Veniamo comunque all’incipit che ripropone un fatto documentato, risalente al 793 D.C., ovvero l’attacco a Lindsfarne, l’isola santa sulla costa nordorientale dell’Inghilterra, come si intravede dal trailer della 1a stagione. Durante questa incursione Ragnar Loðbrók, interpretato da Travis Fimmel, prende come schiavo Athelstan (George Blagden), un monaco che ben presto diventerà suo confidente, a dimostrazione che l’esplorazione di nuovi mondi si coniuga con la sete di conoscenza. Entrambi confrontano le rispettive religioni e la loro amicizia supera ogni divergenza dovuta all’essere cresciuti in mondi diversi. Il rapporto con Athelstan è, forse, il subplot più problematico e toccante di tutta la serie.
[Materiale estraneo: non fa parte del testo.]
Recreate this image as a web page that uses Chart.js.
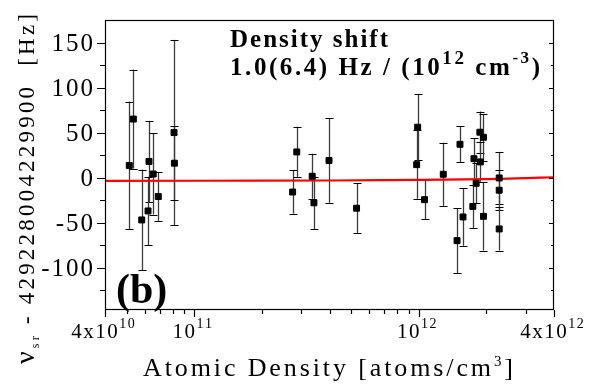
<!DOCTYPE html>
<html>
<head>
<meta charset="utf-8">
<script src="https://cdn.jsdelivr.net/npm/chart.js@4.4.1/dist/chart.umd.min.js"></script>
<style>
  html, body { margin: 0; padding: 0; background: #fff; }
  #wrap { width: 591px; height: 388px; }
</style>
</head>
<body>
<div id="wrap"><canvas id="c" width="591" height="388"></canvas></div>
<script>
// Measured clock frequency offsets against atomic density
const density = [5.13e10, 5.35e10, 5.83e10, 6.28e10, 6.22e10, 6.56e10, 6.91e10, 8.12e10, 8.15e10,
                 2.74e11, 2.86e11, 3.35e11, 3.41e11, 3.98e11, 5.28e11,
                 9.88e11, 9.78e11, 1.06e12, 1.285e12, 1.48e12, 1.525e12, 1.573e12,
                 1.76e12, 1.74e12, 1.80e12, 1.87e12, 1.94e12, 1.88e12, 1.94e12,
                 2.28e12, 2.28e12, 2.28e12];
const shift = [13.5, 65, -47, 18, -37, 4, -21, 50, 16,
               -16, 28.5, 1.5, -28, 19, -34,
               56, 14.4, -24.5, 3.7, -70, 37, -43.7,
               21, -32, -6.3, 50.4, 44.8, 17.4, -43,
               -0.4, -14, -57];
const shiftErr = [71, 55, 56, 45, 38, 45, 27, 103, 41,
                  24, 28, 25, 29, 47, 28,
                  37, 38, 22, 35, 36, 20, 32,
                  23, 24, 22, 23, 26, 22, 38,
                  29, 22, 24];

// Linear density-shift fit: offset + slope * n / 1e12
const fitSlope = 1.0;     // Hz per 1e12 cm^-3
const fitOffset = -3.6;   // Hz
const fitDensity = [4e10, 1e11, 2e11, 4e11, 7e11, 1e12, 1.3e12, 1.6e12, 2e12, 2.5e12, 3e12, 3.5e12, 4e12];

// Axis ticks
const yTicks = [-100, -50, 0, 50, 100, 150];
const yMinorTicks = [-125, -75, -25, 25, 75, 125];
const xTicks = [4e10, 1e11, 1e12, 4e12];
const xTickMantissa = ['4x10', '10', '10', '4x10'];
const xTickExponent = ['10', '11', '12', '12'];
const xMinorTicks = [5e10, 6e10, 7e10, 8e10, 9e10, 2e11, 3e11, 4e11, 5e11, 6e11, 7e11, 8e11, 9e11, 2e12, 3e12];

const FONT = '"Liberation Serif", "Times New Roman", serif';

function fontOf(s) { return (s.bold ? 'bold ' : '') + s.size + 'px ' + FONT; }

// Draws a run of text segments character by character with letter spacing.
function drawRun(ctx, segs, x, y, opts) {
  const chars = [];
  segs.forEach(s => { for (const ch of s.t) chars.push({ ch, s }); });
  let nat = 0;
  chars.forEach(c => { ctx.font = fontOf(c.s); nat += ctx.measureText(c.ch).width; });
  let sp = opts.spacing || 0;
  if (opts.fit) sp = (opts.fit - nat) / (chars.length - 1);
  const total = nat + sp * (chars.length - 1);
  let cx = opts.align === 'center' ? x - total / 2 : opts.align === 'right' ? x - total : x;
  ctx.textAlign = 'left';
  ctx.textBaseline = 'alphabetic';
  chars.forEach(c => {
    ctx.font = fontOf(c.s);
    ctx.fillText(c.ch, cx, y + (c.s.dy || 0));
    cx += ctx.measureText(c.ch).width + sp;
  });
}

const decor = {
  id: 'decor',
  beforeDatasetsDraw(chart) {
    const { ctx, scales: { x, y } } = chart;
    ctx.save();
    for (let i = 0; i < density.length; i++) {
      const px = Math.round(x.getPixelForValue(density[i])) + 0.5;
      const yTop = y.getPixelForValue(shift[i] + shiftErr[i]);
      const yBot = y.getPixelForValue(shift[i] - shiftErr[i]);
      ctx.strokeStyle = '#3c3c3c';
      ctx.lineWidth = 1.3;
      ctx.beginPath(); ctx.moveTo(px, yTop); ctx.lineTo(px, yBot); ctx.stroke();
      ctx.strokeStyle = '#000';
      ctx.lineWidth = 1.2;
      ctx.beginPath();
      ctx.moveTo(px - 4, Math.round(yTop) + 0.5); ctx.lineTo(px + 4, Math.round(yTop) + 0.5);
      ctx.moveTo(px - 4, Math.round(yBot) + 0.5); ctx.lineTo(px + 4, Math.round(yBot) + 0.5);
      ctx.stroke();
    }
    ctx.restore();
  },
  afterDraw(chart) {
    const { ctx, chartArea: a, scales: { x, y } } = chart;
    ctx.save();
    ctx.fillStyle = '#000';
    ctx.strokeStyle = '#000';
    ctx.lineWidth = 1.2;
    // frame
    ctx.strokeRect(a.left + 0.5, a.top + 0.5, a.right - a.left - 1, a.bottom - a.top - 1);
    // y ticks (outside on the left, inside on the right)
    ctx.beginPath();
    yTicks.forEach(v => {
      const py = Math.round(y.getPixelForValue(v)) + 0.5;
      ctx.moveTo(a.left, py); ctx.lineTo(a.left - 8, py);
      ctx.moveTo(a.right, py); ctx.lineTo(a.right - 5, py);
    });
    yMinorTicks.forEach(v => {
      const py = Math.round(y.getPixelForValue(v)) + 0.5;
      ctx.moveTo(a.left, py); ctx.lineTo(a.left - 5, py);
      ctx.moveTo(a.right, py); ctx.lineTo(a.right - 3, py);
    });
    // x ticks (outside at the bottom)
    xTicks.forEach(v => {
      const px = Math.round(x.getPixelForValue(v)) + 0.5;
      ctx.moveTo(px, a.bottom); ctx.lineTo(px, a.bottom + 7);
    });
    xMinorTicks.forEach(v => {
      const px = Math.round(x.getPixelForValue(v)) + 0.5;
      ctx.moveTo(px, a.bottom); ctx.lineTo(px, a.bottom + 4);
    });
    ctx.stroke();

    // y tick labels
    yTicks.forEach(v => {
      const py = y.getPixelForValue(v);
      drawRun(ctx, [{ t: String(v), size: 25 }], a.left - 12, py + 8, { align: 'right', spacing: 2 });
    });
    // x tick labels with exponents
    xTicks.forEach((v, i) => {
      const px = x.getPixelForValue(v);
      drawRun(ctx, [
        { t: xTickMantissa[i], size: 21 },
        { t: xTickExponent[i], size: 14, dy: -10 }
      ], px - 2, a.bottom + 28, { align: 'center', spacing: 1.5 });
    });

    // axis titles
    drawRun(ctx, [
      { t: 'Atomic Density [atoms/cm', size: 26 },
      { t: '3', size: 15, dy: -10 },
      { t: ']', size: 26 }
    ], 143, 376, { fit: 370 });

    ctx.save();
    ctx.translate(34, 364);
    ctx.rotate(-Math.PI / 2);
    drawRun(ctx, [
      { t: 'ν', size: 28 },
      { t: 'sr', size: 12, dy: 5 },
      { t: ' - 429228004229900  [Hz]', size: 23 }
    ], 0, 0, { fit: 350 });
    ctx.restore();

    // fit annotation
    drawRun(ctx, [{ t: 'Density shift', size: 25, bold: true }], 230, 47, { fit: 158 });
    drawRun(ctx, [
      { t: '1.0(6.4) Hz / (10', size: 25, bold: true },
      { t: '12', size: 19, bold: true, dy: -11 },
      { t: ' cm', size: 25, bold: true },
      { t: '-3', size: 17, bold: true, dy: -12 },
      { t: ')', size: 25, bold: true }
    ], 230, 75, { fit: 310 });

    // panel label
    drawRun(ctx, [{ t: '(b)', size: 42, bold: true }], 116, 303, { spacing: 0 });
    ctx.restore();
  }
};

new Chart(document.getElementById('c'), {
  type: 'scatter',
  data: {
    datasets: [
      {
        type: 'line',
        data: fitDensity.map(d => ({ x: d, y: fitOffset + fitSlope * d / 1e12 })),
        borderColor: '#ff0000',
        borderWidth: 2.2,
        pointRadius: 0,
        fill: false,
        tension: 0,
        order: 2
      },
      {
        data: density.map((d, i) => ({ x: d, y: shift[i] })),
        pointStyle: 'rect',
        pointRadius: 4.2,
        backgroundColor: '#000',
        borderColor: '#000',
        borderWidth: 1,
        order: 1
      }
    ]
  },
  options: {
    responsive: false,
    animation: false,
    events: [],
    layout: { padding: { left: 105, right: 37, top: 20, bottom: 78 } },
    plugins: { legend: { display: false }, tooltip: { enabled: false } },
    scales: {
      x: { type: 'logarithmic', min: 4e10, max: 4e12, display: false },
      y: { type: 'linear', min: -147, max: 175, display: false }
    }
  },
  plugins: [decor]
});
</script>
</body>
</html>
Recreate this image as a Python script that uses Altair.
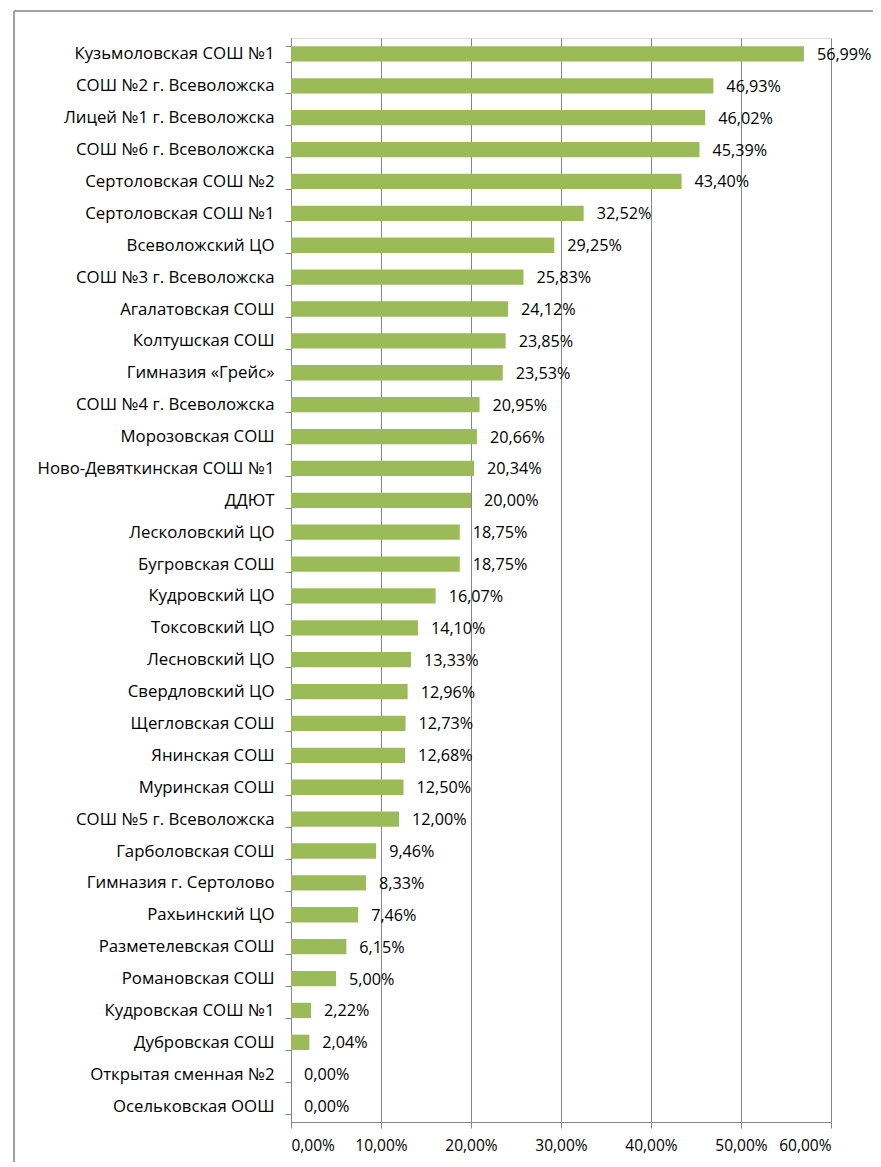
import altair as alt
import pandas as pd

NB = "\u00a0"
categories = [
    "Кузьмоловская СОШ №1",
    "СОШ №2 г. Всеволожска" + NB,
    "Лицей №1 г. Всеволожска",
    "СОШ №6 г. Всеволожска" + NB,
    "Сертоловская СОШ №2",
    "Сертоловская СОШ №1",
    "Всеволожский ЦО",
    "СОШ №3 г. Всеволожска" + NB,
    "Агалатовская СОШ",
    "Колтушская СОШ",
    "Гимназия «Грейс»",
    "СОШ №4 г. Всеволожска" + NB,
    "Морозовская СОШ",
    "Ново-Девяткинская СОШ №1",
    "ДДЮТ",
    "Лесколовский ЦО",
    "Бугровская СОШ",
    "Кудровский ЦО",
    "Токсовский ЦО",
    "Лесновский ЦО",
    "Свердловский ЦО",
    "Щегловская СОШ",
    "Янинская СОШ",
    "Муринская СОШ",
    "СОШ №5 г. Всеволожска" + NB,
    "Гарболовская СОШ",
    "Гимназия г. Сертолово",
    "Рахьинский ЦО",
    "Разметелевская СОШ",
    "Романовская СОШ",
    "Кудровская СОШ №1",
    "Дубровская СОШ",
    "Открытая сменная №2",
    "Осельковская ООШ",
]
values = [56.99, 46.93, 46.02, 45.39, 43.40, 32.52, 29.25, 25.83, 24.12, 23.85,
          23.53, 20.95, 20.66, 20.34, 20.00, 18.75, 18.75, 16.07, 14.10, 13.33,
          12.96, 12.73, 12.68, 12.50, 12.00, 9.46, 8.33, 7.46, 6.15, 5.00,
          2.22, 2.04, 0.00, 0.00]
x_ticks = [0, 0.1, 0.2, 0.3, 0.4, 0.5, 0.6]

df = pd.DataFrame({"cat": categories, "val": [v / 100 for v in values]})
df["label"] = [f"{v:.2f}%".replace(".", ",") for v in values]

FONT = "Open Sans"
FS_CAT = 16.8
FS_NUM = 16.2
FS_AXIS = 15.5
GRAY = "#868686"

y_enc = alt.Y("cat:N", sort=None, title=None,
              scale=alt.Scale(paddingInner=0.52, paddingOuter=0.26),
              axis=alt.Axis(domainColor=GRAY, tickColor=GRAY, tickSize=6,
                            tickBand="extent", labelPadding=11,
                            labelFont=FONT, labelFontSize=FS_CAT, labelColor="#000000",
                            labelLimit=300))
x_enc = alt.X("val:Q", title=None,
              scale=alt.Scale(domain=[0, 0.6], nice=False),
              axis=alt.Axis(values=x_ticks, grid=True, gridColor=GRAY,
                            domainColor=GRAY, tickColor=GRAY, tickSize=6,
                            labelPadding=10, labelFont=FONT, labelFontSize=FS_AXIS,
                            labelColor="#000000",
                            labelExpr="replace(format(datum.value, '.2%'), '.', ',')"))

bars = alt.Chart(df).mark_bar(color="#9BBB59").encode(x=x_enc, y=y_enc)
text = alt.Chart(df).mark_text(align="left", baseline="middle", dx=13, dy=1,
                               font=FONT, fontSize=FS_NUM, color="#000000").encode(
    x="val:Q", y=alt.Y("cat:N", sort=None), text="label:N")

border_left = alt.Chart(df).mark_rule(color="#A0A0A0", strokeWidth=1.5).encode(
    x=alt.value(-277), y=alt.value(-27), y2=alt.value(1140))
border_top = alt.Chart(df).mark_rule(color="#A0A0A0", strokeWidth=1.5).encode(
    x=alt.value(-277), x2=alt.value(600), y=alt.value(-27))

chart = alt.layer(border_left, border_top, bars, text).properties(
    width=540, height=1084,
    autosize=alt.AutoSizeParams(type="none"),
    padding={"left": 283, "top": 30, "right": 42, "bottom": 40},
).configure_view(stroke=None).configure(background="white")

chart.save("out.html", embed_options={"renderer": "svg", "actions": False})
Il religioso inglese, visto di cattivo occhio dai compagni di Ragnar, in quanto cristiano e straniero, assiste allo sgretolarsi delle sue certezze teologiche al contatto con gli dei antropomorfi delle credenze vichinghe, mentre Ragnar non riesce a non subire la fascinazione di quella fede cristiana praticata dal prete, tanto evanescente quanto remota, quasi esotica ai suoi occhi.
Tanto per confermare l’attenzione ai dettagli, da ultimo segnalo un elemento curioso che accomuna il comportamento di Edoardo VIII ne I Tudors e di re Ragnar in Vikings: entrambi, talvolta, rispondono a una sfida con un’alzata di labbro, che li fa assomigliare a un gatto che soffia, a rimarcare una cinesica antica, diversa dalla nostra. Se ci sia o meno lo zampino di Hirst in queste mosse ferine, non è dato saperlo.